Data to use:

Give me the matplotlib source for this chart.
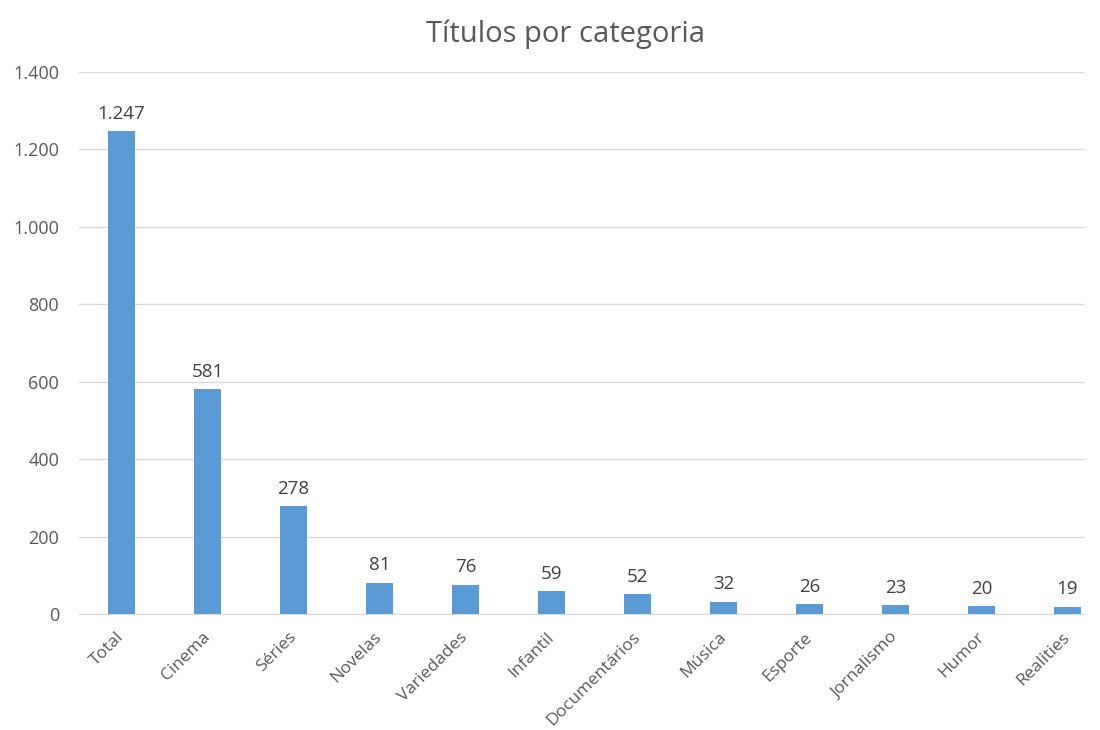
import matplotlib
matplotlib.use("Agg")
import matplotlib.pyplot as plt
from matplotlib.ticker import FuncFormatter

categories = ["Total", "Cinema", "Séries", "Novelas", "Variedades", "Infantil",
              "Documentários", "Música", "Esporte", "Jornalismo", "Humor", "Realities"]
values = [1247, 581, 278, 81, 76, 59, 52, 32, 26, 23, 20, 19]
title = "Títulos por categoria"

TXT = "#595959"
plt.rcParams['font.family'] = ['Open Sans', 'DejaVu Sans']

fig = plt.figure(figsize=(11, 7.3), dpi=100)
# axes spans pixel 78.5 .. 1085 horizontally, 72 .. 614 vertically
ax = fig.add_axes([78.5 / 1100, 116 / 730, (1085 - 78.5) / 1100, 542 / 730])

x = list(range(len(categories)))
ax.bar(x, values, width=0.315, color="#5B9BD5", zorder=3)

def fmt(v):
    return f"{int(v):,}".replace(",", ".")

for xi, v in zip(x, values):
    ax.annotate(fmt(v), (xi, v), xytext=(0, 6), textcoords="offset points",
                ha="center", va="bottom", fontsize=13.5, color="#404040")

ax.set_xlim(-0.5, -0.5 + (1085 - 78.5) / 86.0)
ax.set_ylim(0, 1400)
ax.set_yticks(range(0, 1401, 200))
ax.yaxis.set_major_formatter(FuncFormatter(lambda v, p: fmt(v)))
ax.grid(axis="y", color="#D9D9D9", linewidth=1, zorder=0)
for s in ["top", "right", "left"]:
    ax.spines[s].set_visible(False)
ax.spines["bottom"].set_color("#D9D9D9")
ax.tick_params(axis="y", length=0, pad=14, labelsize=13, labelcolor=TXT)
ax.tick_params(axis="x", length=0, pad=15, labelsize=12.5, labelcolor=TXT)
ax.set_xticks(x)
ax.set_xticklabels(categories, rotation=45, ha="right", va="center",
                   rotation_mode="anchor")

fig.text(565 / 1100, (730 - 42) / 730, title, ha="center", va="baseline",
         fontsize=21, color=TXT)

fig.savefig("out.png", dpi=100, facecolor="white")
--
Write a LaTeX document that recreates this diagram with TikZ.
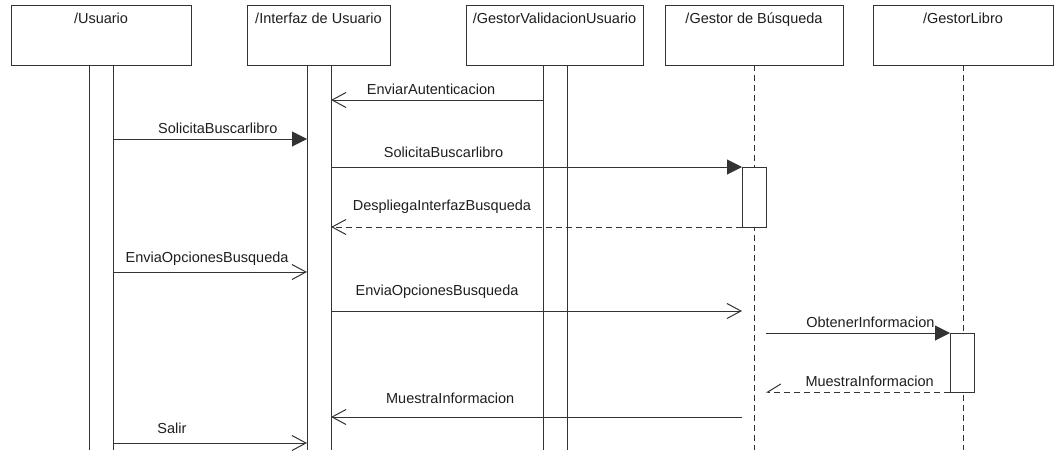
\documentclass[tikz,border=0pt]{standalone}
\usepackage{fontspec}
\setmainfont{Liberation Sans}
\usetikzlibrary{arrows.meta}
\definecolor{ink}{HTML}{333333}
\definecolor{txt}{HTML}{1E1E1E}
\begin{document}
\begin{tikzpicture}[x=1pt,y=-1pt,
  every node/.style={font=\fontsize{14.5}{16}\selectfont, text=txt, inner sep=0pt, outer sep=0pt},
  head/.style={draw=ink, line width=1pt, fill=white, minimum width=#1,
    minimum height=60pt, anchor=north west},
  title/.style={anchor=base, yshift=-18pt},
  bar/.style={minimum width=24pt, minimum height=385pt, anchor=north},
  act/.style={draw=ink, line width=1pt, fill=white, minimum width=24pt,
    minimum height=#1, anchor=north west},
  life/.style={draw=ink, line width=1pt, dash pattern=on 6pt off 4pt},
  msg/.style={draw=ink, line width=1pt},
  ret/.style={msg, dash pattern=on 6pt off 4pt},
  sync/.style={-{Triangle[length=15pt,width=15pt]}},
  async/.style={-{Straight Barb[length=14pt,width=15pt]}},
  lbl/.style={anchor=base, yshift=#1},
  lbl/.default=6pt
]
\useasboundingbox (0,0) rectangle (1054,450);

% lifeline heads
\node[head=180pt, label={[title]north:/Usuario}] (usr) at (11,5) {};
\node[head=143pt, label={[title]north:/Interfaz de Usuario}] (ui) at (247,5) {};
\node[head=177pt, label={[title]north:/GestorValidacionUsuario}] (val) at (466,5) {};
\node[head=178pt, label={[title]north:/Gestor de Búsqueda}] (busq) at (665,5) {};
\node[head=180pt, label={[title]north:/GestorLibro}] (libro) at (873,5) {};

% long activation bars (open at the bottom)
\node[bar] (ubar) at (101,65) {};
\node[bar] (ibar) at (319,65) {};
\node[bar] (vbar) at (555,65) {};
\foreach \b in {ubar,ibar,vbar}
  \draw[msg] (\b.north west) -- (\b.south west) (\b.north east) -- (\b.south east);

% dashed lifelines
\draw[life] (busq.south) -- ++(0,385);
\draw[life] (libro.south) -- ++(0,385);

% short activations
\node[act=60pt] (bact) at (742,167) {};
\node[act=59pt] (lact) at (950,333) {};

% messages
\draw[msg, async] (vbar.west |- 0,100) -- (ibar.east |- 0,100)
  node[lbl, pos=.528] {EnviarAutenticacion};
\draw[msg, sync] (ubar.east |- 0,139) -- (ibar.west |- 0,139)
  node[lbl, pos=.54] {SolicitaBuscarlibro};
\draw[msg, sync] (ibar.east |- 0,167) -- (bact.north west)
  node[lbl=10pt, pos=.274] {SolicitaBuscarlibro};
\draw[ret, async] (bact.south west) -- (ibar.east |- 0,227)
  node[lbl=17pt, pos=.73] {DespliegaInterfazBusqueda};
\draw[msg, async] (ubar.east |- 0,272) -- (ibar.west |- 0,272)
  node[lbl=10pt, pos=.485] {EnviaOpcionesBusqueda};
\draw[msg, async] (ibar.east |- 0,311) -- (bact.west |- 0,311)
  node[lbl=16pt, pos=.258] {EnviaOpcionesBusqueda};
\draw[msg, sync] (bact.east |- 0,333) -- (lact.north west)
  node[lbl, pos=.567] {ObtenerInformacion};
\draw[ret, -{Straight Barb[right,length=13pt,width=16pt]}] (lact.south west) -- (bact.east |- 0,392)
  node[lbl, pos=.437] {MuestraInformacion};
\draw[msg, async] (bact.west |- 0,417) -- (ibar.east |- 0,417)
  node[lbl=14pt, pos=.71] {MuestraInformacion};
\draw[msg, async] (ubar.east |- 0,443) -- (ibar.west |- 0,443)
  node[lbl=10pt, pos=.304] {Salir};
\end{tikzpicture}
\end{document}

Instructions to follow:
Reproduce, starting at the line containing "Give me the matplotlib source for this chart." and stopping after the line containing "from matplotlib.ticker import FuncFormatter", each of those lines exactly and no others; leave pictures out.

Problem solution:
Give me the matplotlib source for this chart.
import matplotlib
matplotlib.use("Agg")
import matplotlib.pyplot as plt
from matplotlib.ticker import FuncFormatter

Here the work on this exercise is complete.